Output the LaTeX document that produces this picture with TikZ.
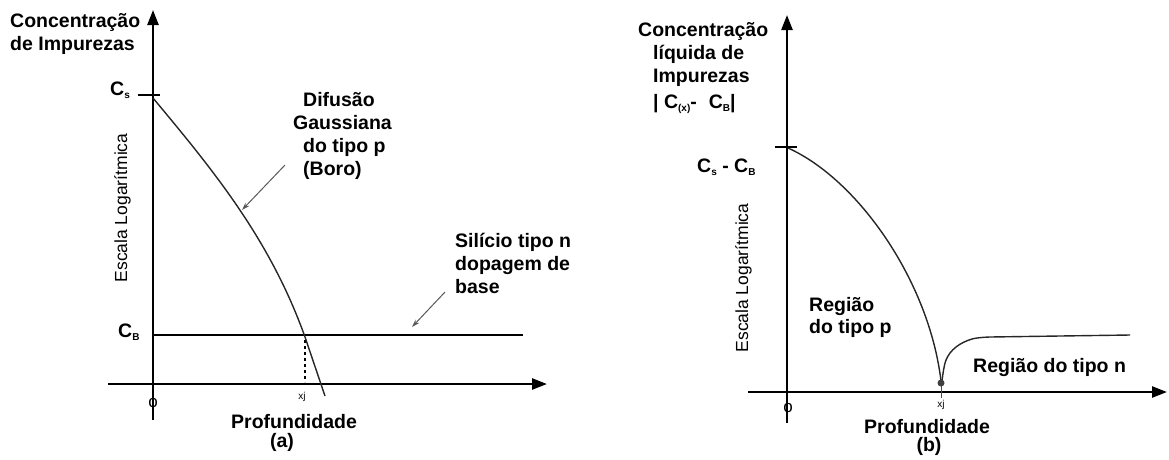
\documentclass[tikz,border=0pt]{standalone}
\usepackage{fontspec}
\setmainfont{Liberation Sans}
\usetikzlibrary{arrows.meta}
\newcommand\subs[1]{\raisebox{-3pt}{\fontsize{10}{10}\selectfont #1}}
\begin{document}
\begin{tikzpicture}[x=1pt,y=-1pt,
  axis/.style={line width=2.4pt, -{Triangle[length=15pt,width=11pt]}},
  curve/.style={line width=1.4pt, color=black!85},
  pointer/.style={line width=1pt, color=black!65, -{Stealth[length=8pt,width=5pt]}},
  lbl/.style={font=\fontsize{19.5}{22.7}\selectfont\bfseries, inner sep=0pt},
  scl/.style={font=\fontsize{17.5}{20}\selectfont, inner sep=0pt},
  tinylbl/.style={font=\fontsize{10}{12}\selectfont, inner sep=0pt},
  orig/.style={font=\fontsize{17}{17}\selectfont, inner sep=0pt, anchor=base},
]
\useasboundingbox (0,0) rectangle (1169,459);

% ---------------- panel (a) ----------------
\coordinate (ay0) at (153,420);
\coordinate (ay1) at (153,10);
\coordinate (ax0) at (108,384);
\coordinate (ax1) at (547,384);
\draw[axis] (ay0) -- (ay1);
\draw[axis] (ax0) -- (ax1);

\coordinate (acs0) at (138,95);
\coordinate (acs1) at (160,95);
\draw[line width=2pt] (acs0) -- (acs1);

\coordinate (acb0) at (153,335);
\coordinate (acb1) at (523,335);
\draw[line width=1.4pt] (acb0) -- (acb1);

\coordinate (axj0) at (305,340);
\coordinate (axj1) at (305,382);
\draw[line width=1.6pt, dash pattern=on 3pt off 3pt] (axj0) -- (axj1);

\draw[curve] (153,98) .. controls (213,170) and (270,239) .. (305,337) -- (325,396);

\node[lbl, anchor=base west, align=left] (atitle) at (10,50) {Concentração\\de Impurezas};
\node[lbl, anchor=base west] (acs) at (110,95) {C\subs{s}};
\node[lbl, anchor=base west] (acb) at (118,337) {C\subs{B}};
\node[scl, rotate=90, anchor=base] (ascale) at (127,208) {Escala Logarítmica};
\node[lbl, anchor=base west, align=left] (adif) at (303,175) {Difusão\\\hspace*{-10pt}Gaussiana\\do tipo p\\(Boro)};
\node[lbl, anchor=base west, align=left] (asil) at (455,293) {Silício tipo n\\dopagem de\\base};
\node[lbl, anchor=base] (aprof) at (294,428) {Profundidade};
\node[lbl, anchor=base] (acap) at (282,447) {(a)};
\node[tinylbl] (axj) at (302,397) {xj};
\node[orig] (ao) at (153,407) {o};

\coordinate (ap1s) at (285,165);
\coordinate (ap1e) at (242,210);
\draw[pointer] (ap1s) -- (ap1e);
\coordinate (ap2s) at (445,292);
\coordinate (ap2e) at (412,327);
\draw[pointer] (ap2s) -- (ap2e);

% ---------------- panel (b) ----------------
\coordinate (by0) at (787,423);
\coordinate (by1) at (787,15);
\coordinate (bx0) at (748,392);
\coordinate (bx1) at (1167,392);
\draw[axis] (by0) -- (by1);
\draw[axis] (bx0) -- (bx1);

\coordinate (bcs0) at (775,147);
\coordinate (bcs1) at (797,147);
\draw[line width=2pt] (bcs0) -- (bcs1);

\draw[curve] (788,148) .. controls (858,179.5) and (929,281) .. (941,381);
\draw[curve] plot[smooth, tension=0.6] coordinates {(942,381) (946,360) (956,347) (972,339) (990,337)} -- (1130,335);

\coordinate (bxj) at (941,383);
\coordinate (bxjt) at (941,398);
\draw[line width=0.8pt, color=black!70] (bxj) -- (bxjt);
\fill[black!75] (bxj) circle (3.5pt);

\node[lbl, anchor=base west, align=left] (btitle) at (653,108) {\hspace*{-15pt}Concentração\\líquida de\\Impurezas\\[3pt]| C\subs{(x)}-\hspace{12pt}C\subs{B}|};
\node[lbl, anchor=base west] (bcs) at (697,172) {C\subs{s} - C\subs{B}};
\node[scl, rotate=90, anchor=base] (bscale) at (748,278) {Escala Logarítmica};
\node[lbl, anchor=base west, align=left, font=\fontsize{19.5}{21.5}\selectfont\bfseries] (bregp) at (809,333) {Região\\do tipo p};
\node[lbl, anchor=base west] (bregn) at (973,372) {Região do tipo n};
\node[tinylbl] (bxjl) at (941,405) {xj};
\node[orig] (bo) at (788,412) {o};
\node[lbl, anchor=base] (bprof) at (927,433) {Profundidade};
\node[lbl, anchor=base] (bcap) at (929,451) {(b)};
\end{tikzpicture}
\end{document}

#### [TASK REQUIREMENTS]
Please quote the lines of the material, beginning with the first and ending with the one that contains "(0,0) rectangle (1169,459);", exactly as written and without any pictures.

#### [OUTPUT OF THE TASK]
Output the LaTeX document that produces this picture with TikZ.
\documentclass[tikz,border=0pt]{standalone}
\usepackage{fontspec}
\setmainfont{Liberation Sans}
\usetikzlibrary{arrows.meta}
\newcommand\subs[1]{\raisebox{-3pt}{\fontsize{10}{10}\selectfont #1}}
\begin{document}
\begin{tikzpicture}[x=1pt,y=-1pt,
  axis/.style={line width=2.4pt, -{Triangle[length=15pt,width=11pt]}},
  curve/.style={line width=1.4pt, color=black!85},
  pointer/.style={line width=1pt, color=black!65, -{Stealth[length=8pt,width=5pt]}},
  lbl/.style={font=\fontsize{19.5}{22.7}\selectfont\bfseries, inner sep=0pt},
  scl/.style={font=\fontsize{17.5}{20}\selectfont, inner sep=0pt},
  tinylbl/.style={font=\fontsize{10}{12}\selectfont, inner sep=0pt},
  orig/.style={font=\fontsize{17}{17}\selectfont, inner sep=0pt, anchor=base},
]
\useasboundingbox (0,0) rectangle (1169,459);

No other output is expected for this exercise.